Shelving your pride

2021-11-28  本文已影响0人  此锅非本锅

Resilience in the face of crisis means shelving your pride.

No one is immune to catastrophe, especially people in charge of companies that are doing well. Increasing success and sales numbers mean taking on more risk. No matter how careful you are, something unpleasant is bound to happen. And regardless of whether it’s a mistake you made or an act of God, as the company founder, you’re going to have to deal with the fallout.

In 1981, Tylenol accounted for nearly 20 percent of the profits of its parent company Johnson & Johnson. Both brands were thriving. But then, in 1982, someone in Chicago tampered with Tylenol bottles, ultimately poisoning seven people with cyanide.

It was an absolute disaster for Johnson & Johnson. Tylenol sales plummeted. But what happened next was a masterwork in crisis response, one that continues to be taught in business schools today.

Back in the early 1980s, no product aside from cars had ever been recalled in the United States. The FDA and FBI were both against the idea when Johnson & Johnson CEO James Burke floated it. But Burke humbly recognized his responsibility to the people who trusted Johnson & Johnson with their health. He knew that their trust was all that mattered. So he made the decision to recall every Tylenol capsule on every shelf in America – over 31 million bottles. What’s more, the product would relaunch with new tamper-proof packaging. The whole recall cost upwards of $100 million.

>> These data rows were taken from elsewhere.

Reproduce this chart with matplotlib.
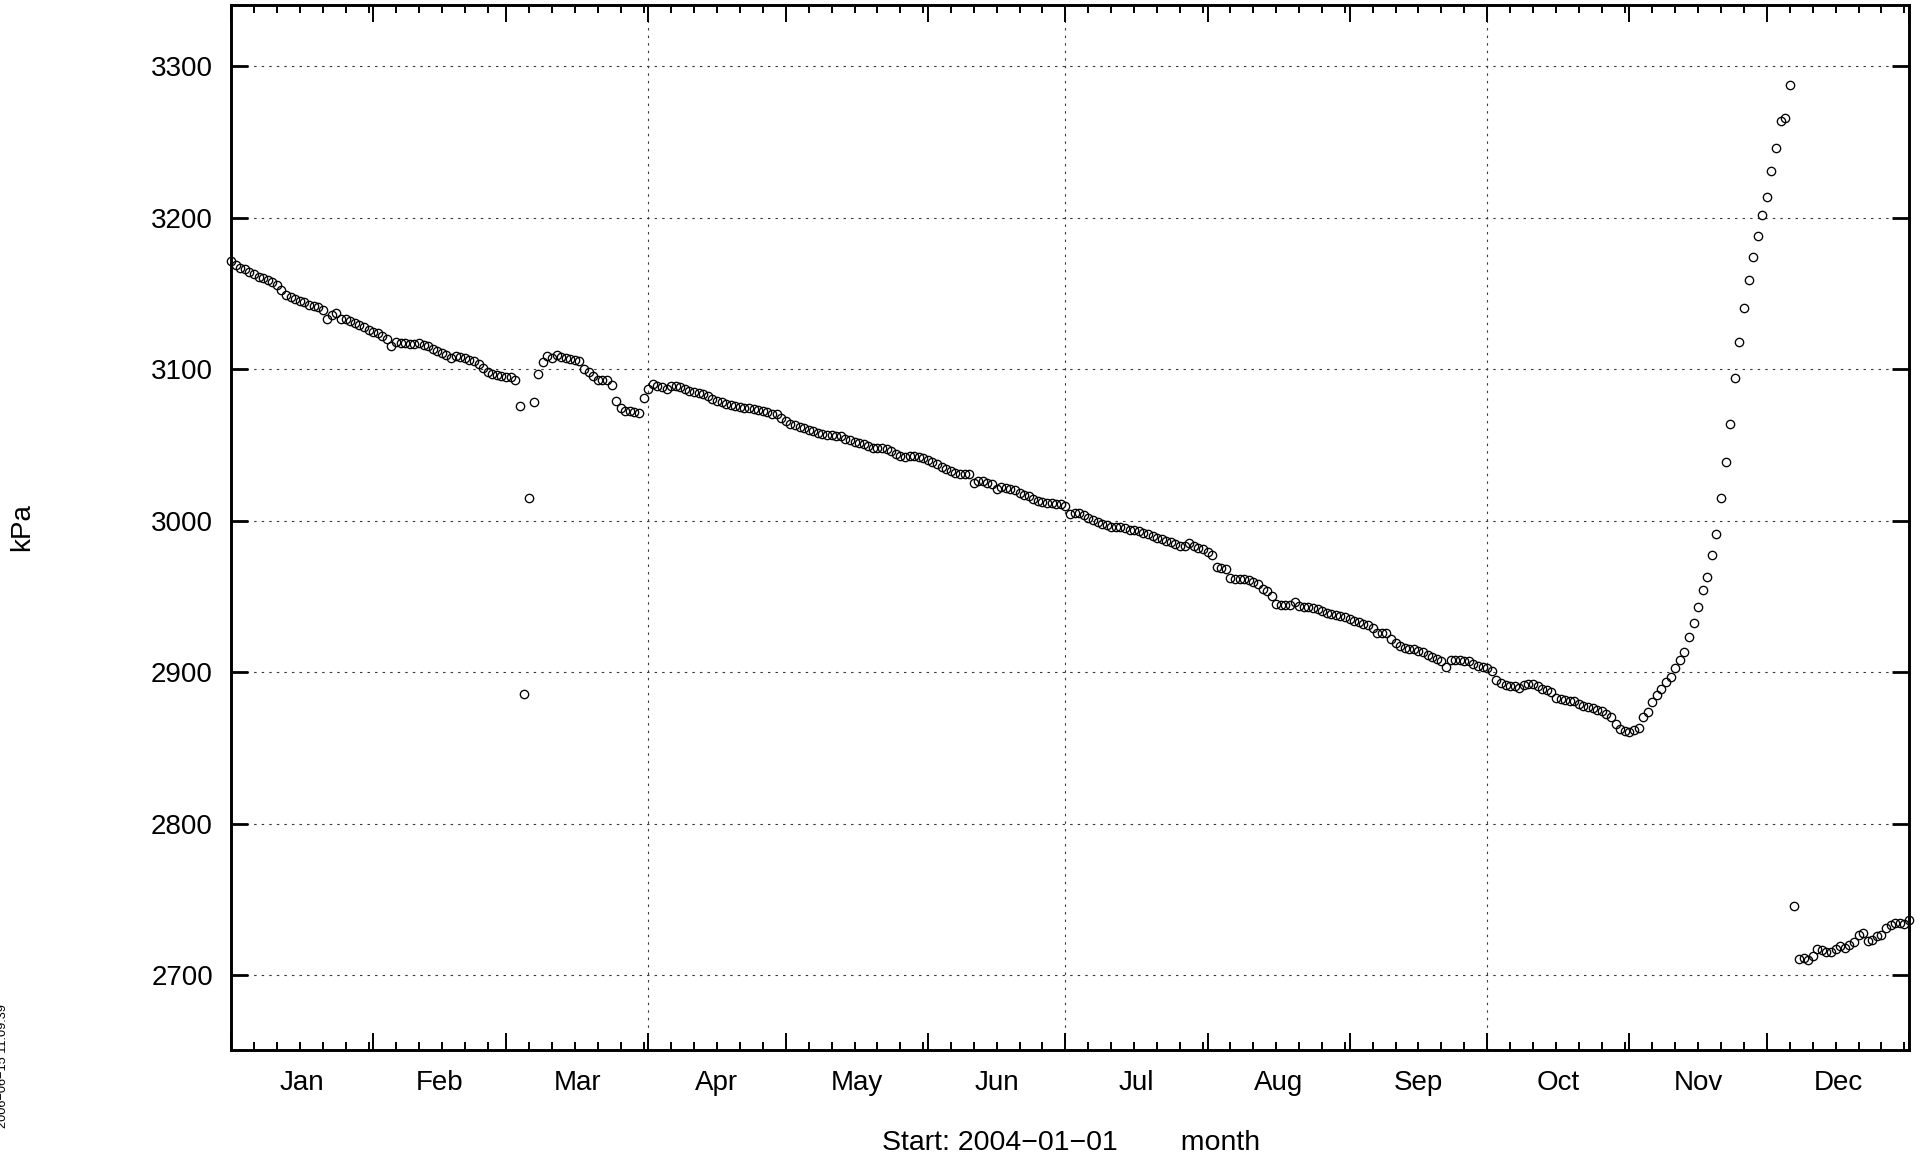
import pandas as pd
import matplotlib.pyplot as plt
import matplotlib.dates as mdates
from matplotlib.ticker import NullFormatter

plt.rcParams['font.family'] = ['Liberation Sans', 'DejaVu Sans']

# daily readings, kPa, starting 2004-01-01
jan = [3171, 3169, 3167, 3166, 3164, 3163, 3161, 3160, 3159, 3157.5, 3155.5, 3152, 3149, 3147.5, 3146, 3145,
       3144.5, 3142, 3141.5, 3141, 3139, 3133, 3135.5, 3137, 3133, 3133, 3132, 3130.5, 3129, 3128, 3126]
feb = [3124.5, 3123.5, 3121.5, 3119.5, 3115, 3118, 3117.5, 3117, 3116.5, 3116.5, 3117, 3116, 3115, 3113.5, 3112,
       3110.5, 3109, 3107.5, 3108.5, 3108, 3107, 3106, 3105, 3103.5, 3100.5, 3098, 3097, 3096, 3095.5]
mar = [3095, 3094.5, 3093, 3075.5, 2885.5, 3015, 3078.5, 3096.5, 3104.5, 3108.5, 3107.5, 3109, 3108, 3107, 3106.5,
       3106, 3105, 3100, 3098, 3095.5, 3093, 3093, 3093, 3089.5, 3079, 3074.5, 3072.5, 3072, 3071.5, 3071, 3081]
apr = [3087, 3090, 3088.5, 3088, 3087, 3088.5, 3088.5, 3088, 3087, 3085.5, 3085, 3084.5, 3083.5, 3082, 3080.5,
       3079, 3078, 3077, 3076.5, 3075.5, 3075, 3074.5, 3074, 3073.5, 3073, 3072.5, 3071.5, 3070.5, 3070, 3068]
may = [3065.5, 3064, 3063, 3062, 3061, 3060, 3059, 3058, 3057, 3056.5, 3056.5, 3056, 3055.5, 3054, 3053, 3052,
       3051.5, 3050.5, 3049.5, 3048, 3048, 3048, 3047.5, 3046, 3044, 3042.5, 3042, 3042.5, 3042.5, 3042, 3041]
jun = [3040, 3038.5, 3037, 3035.5, 3034, 3032.5, 3031.5, 3031, 3031, 3031, 3025, 3026, 3026, 3025, 3024,
       3020.5, 3022, 3021.5, 3021, 3020, 3018.5, 3017, 3016, 3014.5, 3013, 3012, 3011.5, 3011.5, 3011, 3011]
jul = [3009.5, 3004, 3005, 3005, 3003.5, 3002, 3000.5, 2999, 2998, 2997, 2996, 2996, 2995.5, 2995, 2994, 2993.5,
       2993, 2992, 2991, 2990, 2988.5, 2987.5, 2986.5, 2985.5, 2984.5, 2983.5, 2983, 2985, 2983, 2982, 2981]
aug = [2979.5, 2977, 2969.5, 2968.5, 2968, 2962, 2961.5, 2961.5, 2961.5, 2961, 2959.5, 2958, 2955, 2953.5, 2950,
       2945, 2944.5, 2944.5, 2944.5, 2946, 2943.5, 2943, 2943, 2942.5, 2941.5, 2940, 2939, 2938, 2937.5, 2937, 2936]
sep = [2935, 2934, 2933, 2932, 2931, 2929, 2926, 2926, 2926, 2922, 2919, 2917, 2916, 2915.5, 2915, 2914, 2913.5,
       2911, 2910, 2908.5, 2907.5, 2903.5, 2908, 2908, 2908, 2907.5, 2907, 2905, 2904, 2903]
oct_ = [2902.5, 2900.5, 2894.5, 2892.5, 2891.5, 2891, 2890.5, 2889.5, 2891.5, 2892, 2892, 2891, 2889, 2888, 2886.5,
        2883, 2882, 2881.5, 2881, 2881, 2879, 2877.5, 2877, 2876, 2875, 2874, 2872.5, 2870.5, 2866, 2862.5, 2861]
nov = [2860.5, 2861.5, 2863, 2870.5, 2873.5, 2880, 2885, 2888.5, 2893.5, 2897, 2902.5, 2908, 2913, 2923, 2932.5,
       2943, 2954, 2963, 2977, 2991, 3015, 3038.5, 3064, 3094, 3118, 3140.5, 3159, 3174, 3187.5, 3202]
dec = [3213.5, 3230.5, 3246, 3264, 3265.5, 3287.5, 2745.5, 2710.5, 2711.5, 2710, 2712.5, 2717, 2716.5, 2715.5,
       2715, 2717, 2719, 2717.5, 2720, 2722, 2726.5, 2727.5, 2722.5, 2723, 2725.5, 2726.5, 2731, 2733, 2734.5,
       2734.5, 2734]
jan_2005 = [2736]

values = jan + feb + mar + apr + may + jun + jul + aug + sep + oct_ + nov + dec + jan_2005
dates = pd.date_range("2004-01-01", periods=len(values), freq="D")

month_labels = ["Jan", "Feb", "Mar", "Apr", "May", "Jun", "Jul", "Aug", "Sep", "Oct", "Nov", "Dec"]
y_ticks = [2700, 2800, 2900, 3000, 3100, 3200, 3300]
quarter_lines = ["2004-04-01", "2004-07-01", "2004-10-01"]

W, H = 1923, 1168
fig = plt.figure(figsize=(W / 100, H / 100), dpi=100)
ax = fig.add_axes([231 / W, 1 - 1050 / H, (1909 - 231) / W, (1050 - 5) / H])

grid_style = dict(color="#3a3a3a", linewidth=0.8, linestyle=(0, (2.2, 4.6)), zorder=0.5)
for q in quarter_lines:
    ax.axvline(pd.Timestamp(q), **grid_style)
for y in y_ticks:
    ax.axhline(y, **grid_style)

ax.plot(dates, values, linestyle="none", marker="o", ms=6.0, mfc="none", mec="black", mew=0.95,
        clip_on=False, zorder=3)

ax.set_xlim(pd.Timestamp("2004-01-01"), pd.Timestamp("2005-01-01"))
ax.set_ylim(2650.5, 3340.3)

ax.xaxis.set_major_locator(mdates.MonthLocator())
ax.xaxis.set_minor_locator(mdates.DayLocator(bymonthday=[6, 11, 16, 21, 26, 31]))
ax.xaxis.set_major_formatter(NullFormatter())
ax.tick_params(axis="x", which="major", direction="in", length=12, width=1.4, top=True, labelbottom=False)
ax.tick_params(axis="x", which="minor", direction="in", length=6, width=1.4, top=True)

ax.set_yticks(y_ticks)
ax.tick_params(axis="y", direction="in", length=12, width=2, right=True, labelsize=20, pad=13)

for s in ax.spines.values():
    s.set_linewidth(2.1)

for i, lab in enumerate(month_labels):
    start = pd.Timestamp(2004, i + 1, 1)
    mid = start + (start + pd.offsets.MonthBegin(1) - start) / 2
    ax.text(mid, -0.0383, lab, transform=ax.get_xaxis_transform(), ha="center", va="baseline", fontsize=20)

fig.text(22 / W, 1 - 527 / H, "kPa", rotation=90, ha="center", va="center", fontsize=20)
fig.text(1071 / W, 1 - 1143 / H, "Start: 2004\u221201\u221201        month", ha="center", va="center",
         fontsize=20.5)
fig.text(3 / W, 1 - 1066 / H, "2006\u221206\u221215 11:09:39", rotation=90, ha="center", va="center",
         fontsize=9.2)

fig.savefig("out.png", dpi=100)
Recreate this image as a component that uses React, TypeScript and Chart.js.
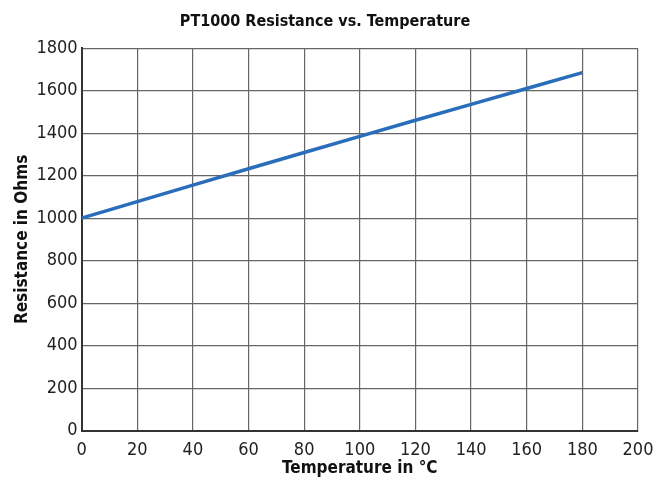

But Burke’s decisive, transparent action was priceless. Within two months, Johnson & Johnson’s stock price had returned to its pre-crisis high. By the end of 1983, Tylenol had recaptured nearly all of the pain-reliever market.

Good leadership can save a business when catastrophe strikes. But what happens if the leaders are in disarray?

Remember Method founders Eric Ryan and Adam Lowry from blink 2? The ones with the shared office, bickering over their daily ramen? If you thought that sounded a lot like a marriage, well, Eric himself said it first. After Eric and Adam launched a new product line in 2008 that failed to take off, the partners took it out on each other. Eric says they were at each other’s throats – for a few years! The partnership was in serious jeopardy.

But they were more committed to their broader purpose than they were to their petty feud. In the end, with patience and sensitivity, they made it through the rough patch, and sold Method in 2012 for an undisclosed sum.